In Lithuania, things turned out differently: the priest Vladimir Seljavko, who was defrocked in 2022, recounts that during the tenure of Metropolitan Khrizostom (Martiškin), until his death in 2010, the life of the Lithuanian Orthodox Church was practically independent of Moscow.

Metropolitan Innokentij (Vasilev), who succeeded Khrizostom and remains head of the diocese, is also known for his liberal views, but times are changing. “He is a gentle man, not bloodthirsty,” says Father Vladimir, who served as the metropolitan’s secretary for over seven years, speaking of Innokentij, “but he is a coward; he is afraid of everything. He is afraid to go to the doctor, he is afraid to drive on narrow roads; he always asks to be accompanied on the motorway. And above all, he fears his superiors.”
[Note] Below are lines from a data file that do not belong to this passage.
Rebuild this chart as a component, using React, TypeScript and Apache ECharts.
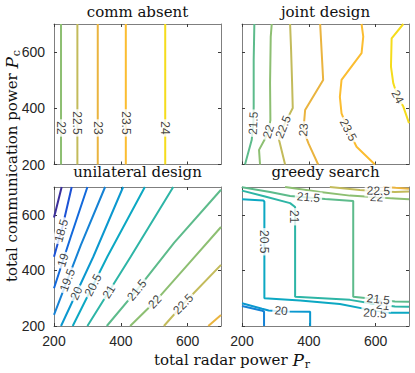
import React, { useEffect, useRef } from 'react';
import * as echarts from 'echarts';

// ---------- axes ----------
const tickValues = [200, 400, 600];
const axisMin = 200;
const axisMax = 700;

// ---------- colour map (parula-like) ----------
const paletteLevels = [18, 18.5, 19, 19.5, 20, 20.5, 21, 21.5, 22, 22.5, 23, 23.5, 24];
const paletteColors = ['#3b2f9c', '#1c52d6', '#1269dc', '#1582d5', '#0b98cf', '#0ca8c3', '#2db5a6', '#5dbb8b', '#8dbf72', '#c3bb5b', '#eab43f', '#fbbd31', '#f5dc1c'];

const panelTitles = ['comm absent', 'joint design', 'unilateral design', 'greedy search'];

// ---------- comm absent ----------
const commAbsentLevels = [22, 22.5, 23, 23.5, 24];
const commAbsentPr = [221, 270, 331, 415, 533];
const commAbsentLabelPc = [330, 348, 330, 348, 330];

// ---------- joint design ----------
const jointLevels = [21.5, 22, 22.5, 23, 23.5, 24];
const joint215 = [[237, 700], [235, 572], [235, 406], [234, 347], [229, 287], [209, 200]];
const joint22 = [[289, 700], [286, 654], [284, 490], [285, 358], [279, 317], [267, 287], [251, 252], [254, 200]];
const joint225 = [[344, 700], [347, 607], [350, 490], [352, 401], [323, 334], [311, 287], [329, 200]];
const joint23 = [[434, 700], [443, 501], [389, 394], [384, 323], [399, 275], [428, 200]];
const joint235 = [[558, 700], [563, 655], [558, 596], [498, 501], [493, 441], [498, 382], [518, 323], [543, 263], [598, 200]];
const joint24 = [[683, 700], [648, 649], [646, 548], [653, 489], [666, 441], [683, 406], [700, 347]];
const jointLines = [joint215, joint22, joint225, joint23, joint235, joint24];
const jointLabelLevels = [21.5, 22, 22.5, 23, 23.5, 24];
const jointLabelPos = [[234, 347], [279, 317], [323, 334], [384, 323], [518, 323], [666, 441]];
const jointLabelAngle = [87, 72, 68, 86, -62, -62];

// ---------- unilateral design ----------
const uniLevels = [18, 18.5, 19, 19.5, 20, 20.5, 21, 21.5, 22, 22.5, 23];
const uni18 = [[200, 590], [223, 700]];
const uni185 = [[200, 449], [226, 560], [253, 700]];
const uni19 = [[200, 336], [250, 520], [300, 700]];
const uni195 = [[200, 240], [280, 490], [353, 700]];
const uni20 = [[221, 200], [318, 450], [407, 700]];
const uni205 = [[256, 200], [360, 450], [472, 700]];
const uni21 = [[300, 200], [430, 450], [557, 700]];
const uni215 = [[358, 200], [448, 329], [560, 500], [700, 690]];
const uni22 = [[428, 200], [502, 287], [600, 420], [700, 556]];
const uni225 = [[529, 200], [587, 279], [700, 420]];
const uni23 = [[662, 200], [700, 240]];
const uniLines = [uni18, uni185, uni19, uni195, uni20, uni205, uni21, uni215, uni22, uni225, uni23];
const uniLabelLevels = [18.5, 19, 19.5, 20, 20.5, 21, 21.5, 22, 22.5];
const uniLabelPos = [[222, 543], [227, 437], [240, 365], [267, 318], [317, 347], [364, 323], [448, 329], [502, 287], [587, 279]];
const uniLabelAngle = [74, 72, 69, 65, 63, 58, 50, 47, 46];

// ---------- greedy search ----------
const greedyLevels = [19.5, 20, 20.5, 21, 21.5, 22, 22.5, 23];
const greedy195 = [[200, 272], [258, 256], [266, 252], [266, 200]];
const greedy20 = [[200, 282], [260, 262], [280, 256], [330, 252], [404, 251], [404, 200]];
const greedy205 = [[200, 656], [264, 651], [267, 648], [267, 300], [374, 292], [493, 279], [583, 258], [643, 248], [700, 248]];
const greedy21 = [[200, 687], [269, 666], [344, 642], [359, 628], [359, 305], [523, 294], [598, 279], [658, 270], [700, 269]];
const greedy215 = [[200, 699], [284, 682], [344, 668], [449, 657], [533, 650], [533, 305], [583, 299], [658, 288], [700, 287]];
const greedy22 = [[329, 700], [434, 682], [523, 669], [603, 663], [658, 659], [700, 656]];
const greedy225 = [[463, 700], [553, 689], [608, 685], [658, 682], [700, 684]];
const greedy23 = [[622, 700], [660, 697], [700, 694]];
const greedyLines = [greedy195, greedy20, greedy205, greedy21, greedy215, greedy22, greedy225, greedy23];
const greedyLabelLevels = [20, 20.5, 20.5, 21, 21, 21.5, 21.5, 22, 22.5];
const greedyLabelPos = [[317, 255], [267, 503], [598, 246], [357, 593], [622, 274], [399, 663], [608, 296], [603, 663], [608, 686]];
const greedyLabelAngle = [-4, -90, -3, -90, -7, -5, -6, -3, -2];

// ---------- layout ----------
const grids = [
  { left: 54, top: 24, width: 167, height: 140.5 },
  { left: 242, top: 24, width: 167, height: 140.5 },
  { left: 54, top: 187, width: 167, height: 139 },
  { left: 242, top: 187, width: 167, height: 139 },
];

const SANS = 'Liberation Sans, Arial, Helvetica, sans-serif';
const SERIF = 'DejaVu Serif, serif';
const FRAME = '#7f7f7f';
const TICK = '#3a3a3a';
const TEXT = '#262626';

function colorOf(level: number): string {
  const i = paletteLevels.indexOf(level);
  return i >= 0 ? paletteColors[i] : '#888';
}

function lineSeries(gi: number, levels: number[], lines: number[][][]) {
  return lines.map((pts, k) => ({
    type: 'line',
    xAxisIndex: gi * 2,
    yAxisIndex: gi * 2,
    data: pts,
    showSymbol: false,
    symbol: 'none',
    silent: true,
    clip: true,
    z: 2,
    lineStyle: { color: colorOf(levels[k]), width: 2 },
  }));
}

function labelSeries(gi: number, levels: number[], pos: number[][], angles: number[]) {
  return {
    type: 'scatter',
    xAxisIndex: gi * 2,
    yAxisIndex: gi * 2,
    symbolSize: 1,
    silent: true,
    z: 5,
    itemStyle: { color: 'rgba(0,0,0,0)' },
    data: pos.map((p, k) => ({
      name: String(levels[k]),
      value: p,
      label: { rotate: angles[k] },
    })),
    label: {
      show: true,
      position: 'inside',
      formatter: '{b}',
      fontFamily: SANS,
      fontSize: 12,
      color: '#111',
      backgroundColor: '#fff',
      padding: [0, 2, 0, 2],
    },
  };
}

function buildOption() {
  const xAxis: any[] = [];
  const yAxis: any[] = [];
  grids.forEach((_, i) => {
    const showX = i >= 2;
    const showY = i % 2 === 0;
    const base = {
      gridIndex: i,
      type: 'value',
      min: axisMin,
      max: axisMax,
      interval: 200,
      splitLine: { show: false },
      axisLine: { show: true, onZero: false, lineStyle: { color: FRAME, width: 1 } },
      axisTick: { show: true, inside: true, length: 3, customValues: tickValues, lineStyle: { color: TICK } },
    };
    xAxis.push({
      ...base,
      position: 'bottom',
      axisLabel: { show: showX, customValues: tickValues, fontFamily: SANS, fontSize: 14, color: TEXT, margin: 8 },
    });
    xAxis.push({ ...base, position: 'top', axisLabel: { show: false } });
    yAxis.push({
      ...base,
      position: 'left',
      axisLabel: { show: showY, customValues: tickValues, fontFamily: SANS, fontSize: 14, color: TEXT, margin: 9 },
    });
    yAxis.push({ ...base, position: 'right', axisLabel: { show: false } });
  });

  const commLines = commAbsentPr.map((x) => [[x, axisMin], [x, axisMax]]);
  const commLabelPos = commAbsentPr.map((x, k) => [x, commAbsentLabelPc[k]]);

  const series: any[] = [
    ...lineSeries(0, commAbsentLevels, commLines),
    labelSeries(0, commAbsentLevels, commLabelPos, commAbsentLevels.map(() => -90)),
    ...lineSeries(1, jointLevels, jointLines),
    labelSeries(1, jointLabelLevels, jointLabelPos, jointLabelAngle),
    ...lineSeries(2, uniLevels, uniLines),
    labelSeries(2, uniLabelLevels, uniLabelPos, uniLabelAngle),
    ...lineSeries(3, greedyLevels, greedyLines),
    labelSeries(3, greedyLabelLevels, greedyLabelPos, greedyLabelAngle),
  ];

  const titleY = [11.5, 11.5, 172, 172];
  const graphic: any[] = panelTitles.map((t, i) => ({
    type: 'text',
    x: grids[i].left + grids[i].width / 2,
    y: titleY[i],
    silent: true,
    style: {
      text: t,
      fontFamily: SERIF,
      fontSize: 15,
      fill: '#111',
      align: 'center',
      verticalAlign: 'middle',
      textAlign: 'center',
      textVerticalAlign: 'middle',
    },
  }));

  const rich = {
    p: { fontFamily: SERIF, fontStyle: 'italic', fontSize: 17, fill: '#111', color: '#111' },
    s: { fontFamily: SERIF, fontSize: 11, fill: '#111', color: '#111', padding: [9, 0, 0, 1] },
  };
  graphic.push({
    type: 'text',
    x: 232,
    y: 360,
    silent: true,
    style: {
      text: 'total radar power {p|P}{s|r}',
      fontFamily: SERIF,
      fontSize: 15,
      fill: '#111',
      align: 'center',
      verticalAlign: 'middle',
      textAlign: 'center',
      textVerticalAlign: 'middle',
      rich,
    },
  });
  graphic.push({
    type: 'text',
    x: 11.5,
    y: 166,
    rotation: Math.PI / 2,
    silent: true,
    style: {
      text: 'total communication power {p|P}{s|c}',
      fontFamily: SERIF,
      fontSize: 15,
      fill: '#111',
      align: 'center',
      verticalAlign: 'middle',
      textAlign: 'center',
      textVerticalAlign: 'middle',
      rich,
    },
  });

  return {
    animation: false,
    backgroundColor: '#fff',
    grid: grids.map((g) => ({ ...g, containLabel: false })),
    xAxis,
    yAxis,
    series,
    graphic,
  };
}

export default function App() {
  const ref = useRef<HTMLDivElement>(null);
  useEffect(() => {
    if (!ref.current) return;
    const chart = echarts.init(ref.current, undefined, { renderer: 'svg' });
    chart.setOption(buildOption() as any);
    return () => chart.dispose();
  }, []);
  return (
    <div
      ref={ref}
      style={{ position: 'fixed', left: 0, top: 0, width: 415, height: 373, background: '#fff' }}
    />
  );
}
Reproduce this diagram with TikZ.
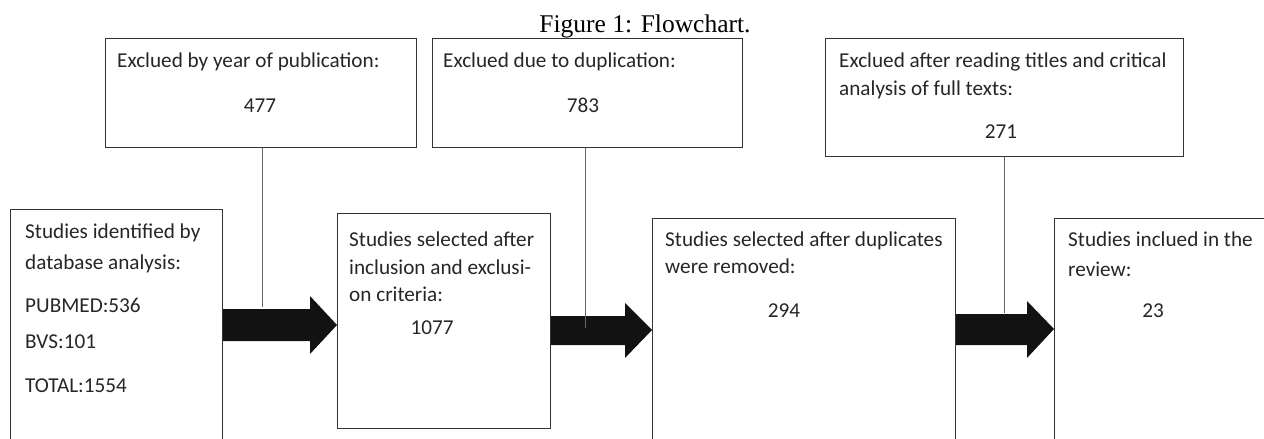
\documentclass[tikz,border=0pt]{standalone}
\usepackage{fontspec}
\newfontfamily\carlito{Carlito}
\newfontfamily\tnr{Liberation Serif}
\begin{document}
\begin{tikzpicture}[x=1pt,y=-1pt,
  box/.style={draw=black!80, line width=1.2pt, inner sep=0pt, anchor=north west},
  txt/.style={font=\carlito\fontsize{21.2}{28}\selectfont, text=black!85, inner sep=0pt, anchor=base west},
  num/.style={font=\carlito\fontsize{21.2}{28}\selectfont, text=black!85, inner sep=0pt, anchor=base},
  conn/.style={draw=black!60, line width=1pt},
  fat/.style={fill=black!93}]
\path[use as bounding box, clip] (0,0) rectangle (1264,439);
% caption
\node[font=\tnr\fontsize{25.5}{28}\selectfont, inner sep=0pt, anchor=base] (cap) at (645,32) {Figure 1: Flowchart.};
% top boxes
\node[box, minimum width=311pt, minimum height=109pt] (a) at (105,38) {};
\node[box, minimum width=310pt, minimum height=109pt] (d) at (432,38) {};
\node[box, minimum width=358pt, minimum height=118pt] (f) at (825,38) {};
% bottom boxes
\node[box, minimum width=212pt, minimum height=260pt] (b) at (10,209) {};
\node[box, minimum width=213pt, minimum height=215pt] (c) at (337,213) {};
\node[box, minimum width=303pt, minimum height=260pt] (e) at (652,218) {};
\node[box, minimum width=240pt, minimum height=260pt] (g) at (1054,218) {};
% texts
\node[txt] (ta1) at (117,67) {Exclued by year of publication:};
\node[num] (ta2) at (260,112) {477};
\node[txt] (td1) at (443,67) {Exclued due to duplication:};
\node[num] (td2) at (583,112) {783};
\node[txt] (tf1) at (839,67) {Exclued after reading titles and critical};
\node[txt] (tf2) at (839,95) {analysis of full texts:};
\node[num] (tf3) at (1001,138) {271};
\node[txt] (tb1) at (25,238) {Studies identified by};
\node[txt] (tb2) at (25,269) {database analysis:};
\node[txt] (tb3) at (25,312) {PUBMED:536};
\node[txt] (tb4) at (25,348) {BVS:101};
\node[txt] (tb5) at (25,392) {TOTAL:1554};
\node[txt] (tc1) at (349,246) {Studies selected after};
\node[txt] (tc2) at (349,274) {inclusion and exclusi-};
\node[txt] (tc3) at (349,301) {on criteria:};
\node[num] (tc4) at (432,334) {1077};
\node[txt] (te1) at (665,246) {Studies selected after duplicates};
\node[txt] (te2) at (665,273) {were removed:};
\node[num] (te3) at (784,317) {294};
\node[txt] (tg1) at (1068,246) {Studies inclued in the};
\node[txt] (tg2) at (1068,276) {review:};
\node[num] (tg3) at (1153,317) {23};
% fat arrows
\fill[fat] (b.east |- 0,309) -- (310,309) -- (310,296) -- (c.west |- 0,325) -- (310,354) -- (310,341) -- (b.east |- 0,341) -- cycle;
\fill[fat] (c.east |- 0,316) -- (625,316) -- (625,303) -- (e.west |- 0,330) -- (625,358) -- (625,345) -- (c.east |- 0,345) -- cycle;
\fill[fat] (e.east |- 0,314) -- (1027,314) -- (1027,301) -- (g.west |- 0,329) -- (1027,358) -- (1027,345) -- (e.east |- 0,345) -- cycle;
% connectors
\coordinate (j1) at (262,307);
\coordinate (j2) at (585,328);
\coordinate (j3) at (1004,313);
\draw[conn] (a.south -| j1) -- (j1);
\draw[conn] (d.south -| j2) -- (j2);
\draw[conn] (f.south -| j3) -- (j3);
\end{tikzpicture}
\end{document}
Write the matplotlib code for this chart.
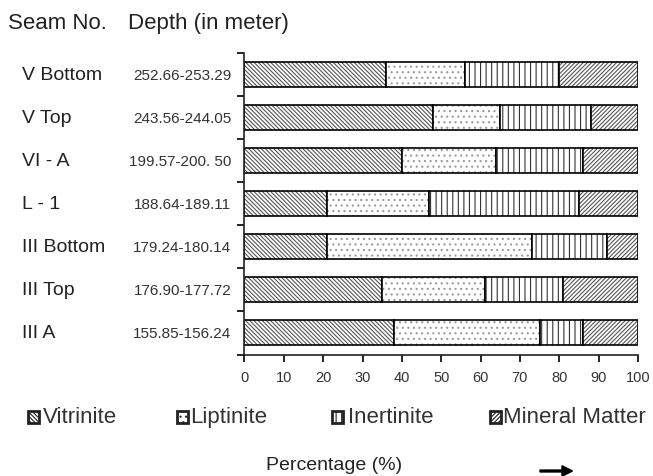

Father Uminsky recounts that his appeal to the Ecumenical Patriarch, his reinstatement and the search for a new post as a priest of the Patriarchate of Constantinople took more than a year. It is no simple procedure; it required personal contacts, the help of colleagues in France and Belgium, a personal meeting with Patriarch Bartholomew, the search for a parish willing to welcome a reinstated priest and, only then, the fresh start to his priestly life.

“It’s like hitchhiking between Churches,” says Father Aleksej, who, from the church in Paris where he now carries out his ministry, travels throughout Europe to tell his story and speak with the many Russians in the diaspora, to whom he recommends “living Russia in the present” wherever they now find themselves, because “there is no Russia of the future”. One must make a painful break with the past and “forbid oneself the future”, because hope lies not in changes that never come to pass, but in the witness of those who face life without being crushed by the tragedies of war and the shame of the Churches.